Japanese governor, local assembly approve restart of Sendai nuclear power plant

A restart of the Sendai nuclear plant is not likely to happen until next year.
Erstveröffentlicht: 
07.11.2014

Authorities in Japan have approved the restart of a nuclear plant, paving the way for a revival of the stalled industry more than three years after the Fukushima disaster. The move represents a victory for the government of Japanese prime minister Shinzo Abe, which has defended the importance of nuclear power for the country. The Sendai plant, which is located in Kagoshima prefecture, 1,000 kilometres south-west of Tokyo, won an important endorsement for the restart from the local township last month.

 

In a vote on Friday( 7 November), 38 of the 47 members of Kagoshima's prefectural assembly backed the restart.

 

Kagoshima governor Yuichiro Ito also gave his approval, clearing the final hurdle for the restart of the facility.

 

"I have decided that it is unavoidable to restart the No. 1 and No. 2 Sendai nuclear reactors," he told reporters, Japan's public broadcaster NHK showed.

 

"I have said that assuring safety is a prerequisite [for restart] and that the government must ensure safety and publicly explain it thoroughly to residents."

 

The Sendai plant is still unlikely to reopen until next year as the utility still needs to pass operational safety checks.

 

Kagoshima held several townhall meetings in areas closest to the nuclear plant ahead of the vote, but some residents complained that they were restricted from asking about evacuation plans.
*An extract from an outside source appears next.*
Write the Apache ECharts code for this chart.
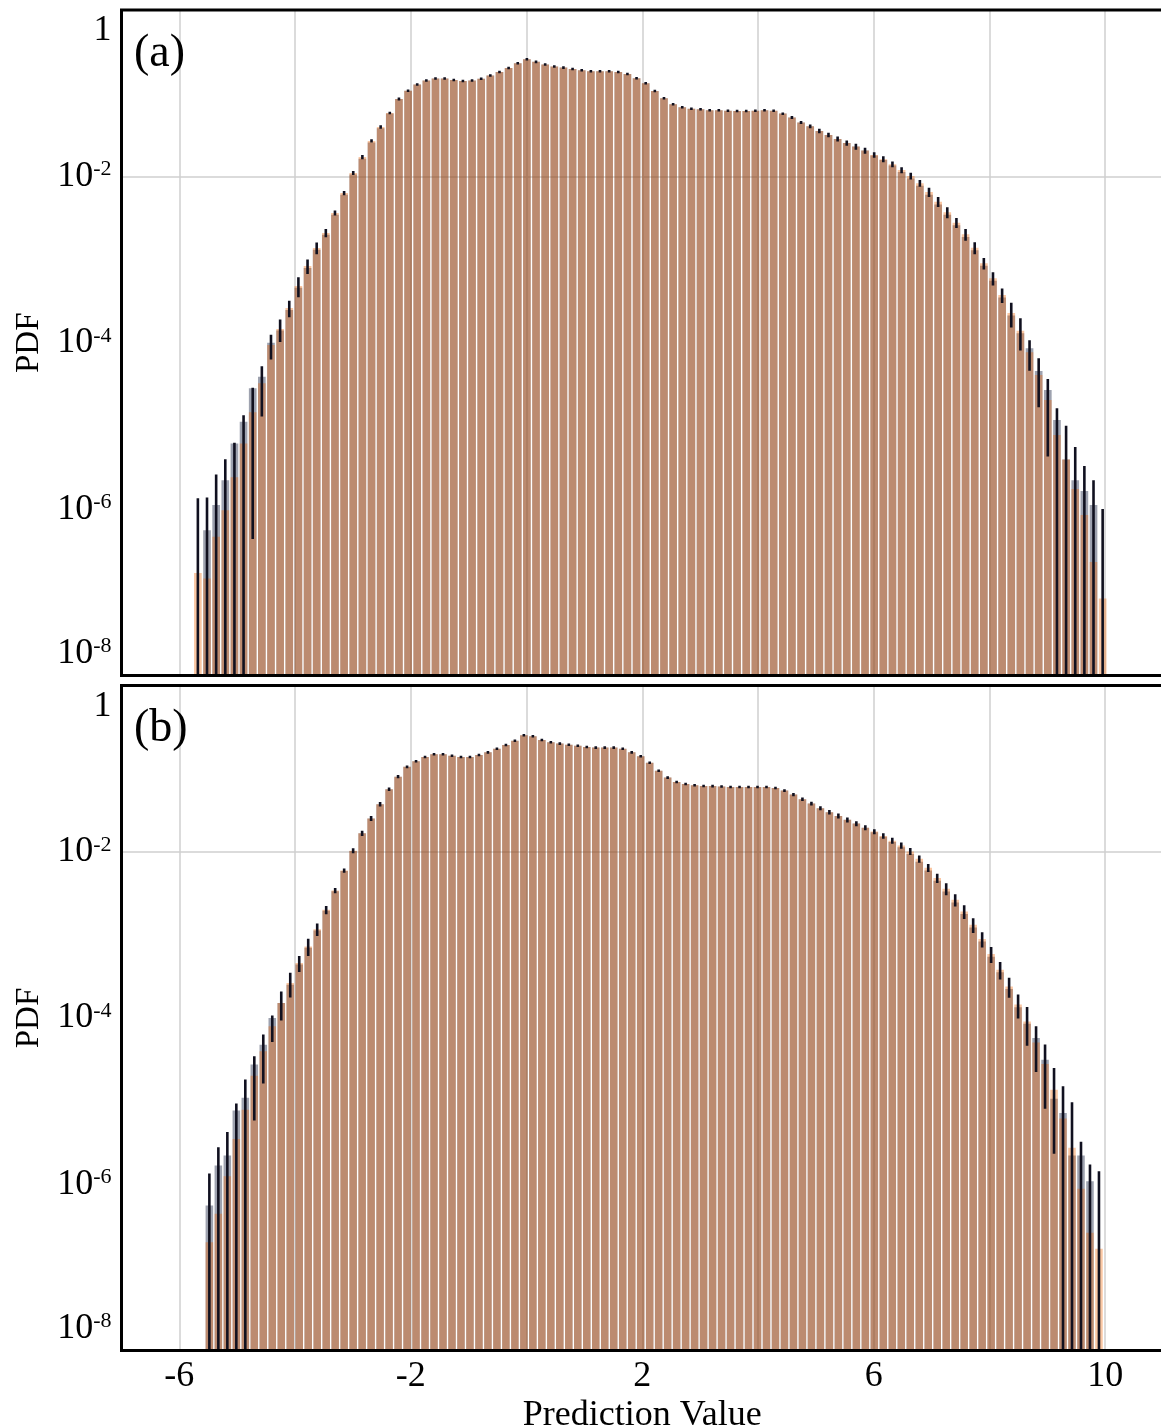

Residents opposed to the restart lined the street outside the prefectural building, holding placards and flags protesting against the decision.

 

Screams and yelling from opponents of the restart drowned out the final vote.

 

Japan has said it would defer to regional authorities to approve any restart.

 

The Sendai plant now faces few obstacles, having secured approval from the host city, its mayor, the prefectural assembly and now an official endorsement from its governor.

 

If the move goes through, the Sendai reactors would become the first to restart under a new, independent regulator formed after a massive earthquake and tsunami set off multiple meltdowns at Tokyo Electric Power Co's Fukushima Daiichi plant in 2011.

 

Japan has been forced to import expensive fossil fuels to replace atomic power, which supplied around 30 per cent of the country's electricity before the 2011 disaster.

 

Meanwhile, three workers at the crippled Fukushima nuclear plant have been injured after steel construction material collapsed on them.

 

Tokyo Electric Power (TEPCO) said the men were building a 13-metre-high tank that was intended to store water used to cool broken reactors.

 

One of the three was knocked temporarily unconscious, a TEPCO spokesman said, and remained in a critical condition in hospital.